Added, 14 May:
OK, I hope this will be the last addition. Because this question flowed over to the n-category cafe, I ended up having a small discussion there as well. I thought I'd copy here my last response, in case anyone else is interested.
n-cafe post:
I suppose it's obvious by now that I'm using a specific request to drive home the need for 'small but striking examples' in favor of category theory.
Last fall, Eugenia Cheng told me of a visit to some university to give a colloquium talk. The host greeted her with the observation that he doesn't regard category theory as a field of research. OK, he was probably a bit extreme, but milder versions of that view are quite common. Now, one possible response is to regard all such people as unreasonable and talk just to friends (who of course are the reasonable people!).

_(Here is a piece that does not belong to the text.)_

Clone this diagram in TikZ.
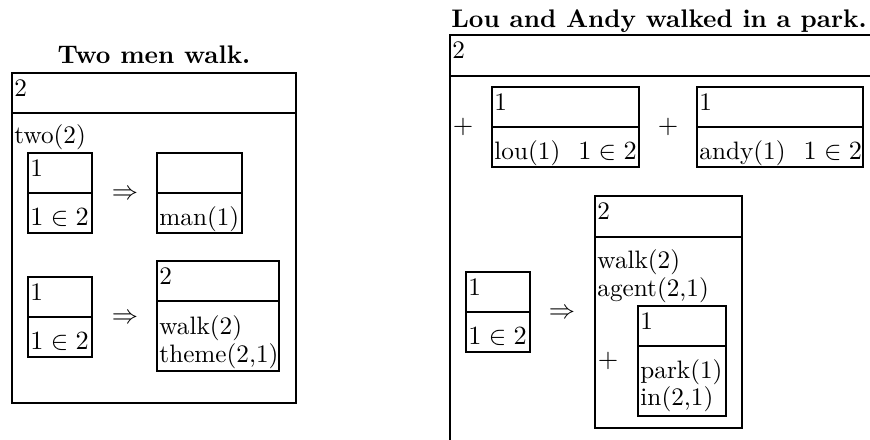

This is not entirely bad, because that might be a way to buy time and gain enough stability to eventually prove the earth-shattering result that will show everyone! Another way is to take up the skepticism as a constructive everyday challenge. This I suppose is what everyone here is doing at some level, anyways.
Other than the derived loop space, which is not exactly small, Urs' examples are all of the simple subtle sort that can, over time, contribute to a really important change in scientific outlook and maybe even the infrastructure of a truly glorious theory. For example, I agree wholeheartedly about the horrors of the old tensor formalism. But it's not unreasonable to ask for more striking accessible evidence of utility when it comes to the current state of category theory.
The importance of small insights and language that gradually accumulate into the edifice of a coherent and powerful theory is the usual interpretation of Grothendieck's 'rising sea' philosophy. However, the process is hardly ever smooth along the way, especially the question of acceptance by the community. I'm not a historian, but I've studied arithmetic geometry long enough to have some sense of the changing climate surrounding etale cohomology theory, for example, over the last several decades. The full proof of the Weil conjectures took a while to come about, as you know. Acceptance came slowly with many bits and pieces sporadically giving people the sense that all those subtleties and abstractions are really worthwhile. Fortunately, the rationality of the zeta function was proved early on. However, there was a pretty concrete earlier proof of that as well using $p$-adic analysis, so I doubt it would have been the big theorem that convinced everyone. One real breakthrough came in the late sixties when Deligne used etale cohomology to show that Ramanujan's conjecture on his tau function could be reduced to the Weil conjectures. There was no way to do this without etale cohomology and the conjecture in question concerned something very precise, the growth rate of natural arithmetic functions. This could even be checked numerically, so impressed people in the same way that experimental verification of a theoretical prediction does in physics. Clearly something deep was going on. Of course there were many other indications. The construction of entirely new representations of the Galois group of $\mathbb{Q}$ with very rich properties, the unification of Galois cohomology and topological cohomology, a clean interpretation of arithmetic duality theorems that gave a re-interpretation of class field theory, and so on.
For myself, being a fan of you folks here, I believe this kind of process is going on in category theory. But I don't think you have to be too unreasonable to doubt it. In a similar vein, I don't agree with Andrew Wiles' view that physics will be irrelevant for number theory, but also think his pessimism is perfectly sensible.
I think I'm trying to make the obvious point that the presence of pessimists can be very helpful to the development of a theory, in so far as the optimists interact with them in constructive ways. I haven't been coming to this site much lately, because the bit of internet time I have tends to be absorbed by Math Overflow. But I did catch David's recent post on Frank Quinn's article, which ended up as a catalyst for my MO question.
At the Boston conference following the proof of Fermat's last theorem, I've been told Hendrik Lenstra said something like this: 'When I was young, I knew I wanted to solve Diophantine equations. I also knew I didn't want to represent functors. Now I have to represent functors to solve Diophantine equations!' So should we conclude that he was foolish to avoid representable functors for so long? I wouldn't.
This response to the MO question brings up the importance of knowing the specific isomorphism between some Hilbert spaces given by the Fourier transform. This is an excellent example, especially when we consider how it relates to the different realizations of the representations of the Heisenberg group and the attendant global issues, say as you vary over a family of polarizations. But I couldn't resist recalling Irving Segal's insistence that 'There's only one Hilbert space!' Obviously, he knew, among many other things, the different realizations of the Stone-Von-Neumann representation as well as anyone, so you can take your own guess as to the reasoning behind that proclamation. He certainly may have lost something through that kind of philosophical intransigence. But I suspect that he, and many around him, gained something as well.